Odin seeks the ancient Volva asking her to look into the past, the present and the future. The volva, now altering between talking about herself in the first and third person, sees widely into all the worlds, looks back to the beginning accounting for major events up to the present time, until she arrives at this moment when Odin seeks her. As she reveals Odin once came to the Well of Mimir but was denied before he wagered one of his eyes. This is offcourse a riddle which is better understood by understanding who Odin is first and foremost.

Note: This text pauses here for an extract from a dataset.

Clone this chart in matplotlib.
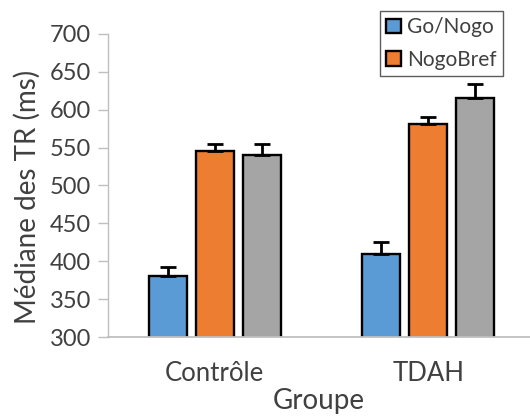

Odin carries many attributes and a variety of names and teachings on his journeys. Common to both context, attributes, names and teachings is that Odin is associated with the spirit and the metaphysical. Odin means thought and spirit, it is life's thought and human spirit. His attributes, possesions and journeys are all related to the same, at different levels. Like the raven Huginn means thought, logic and reason, and the other raven Munin means memory, inspiration, desires and will.
Wells, rivers and water is the boundaries between worlds, the distinction between living and dead, between different states and the link to ancestors, memories and guidance.The fact that Odin specifically sacrificed an eye is surely significant. In all ages and most cultures, the eye has been “seen” as a poetic symbol for perception in general, that use vision as a metaphor for perceiving and understanding something. Given that Odin’s eye was sacrificed in order to obtain an enhanced perception, it seems highly likely that his wager of an eye symbolizes trading one mode of perception for another.
What mode of perception was exchanged for what other mode, then? The answer to this question lies in the character of Mimir. Mimir, whose name means “The Rememberer,” seems to have been the being who told the gods how to live in accordance with ancestral tradition, memories and with wisdom more generally.
Similiar to how Odin unveiled the runes, Odin sacrificed what we might call his “lower self” to his “higher self.” Here, his relinquishment of an eye should surely be understood along similar lines: he exchanged a profane, everyday mode of perception, beleaguered with countless petty troubles, for a sacred mode of perception informed by divine, ancestral wisdom.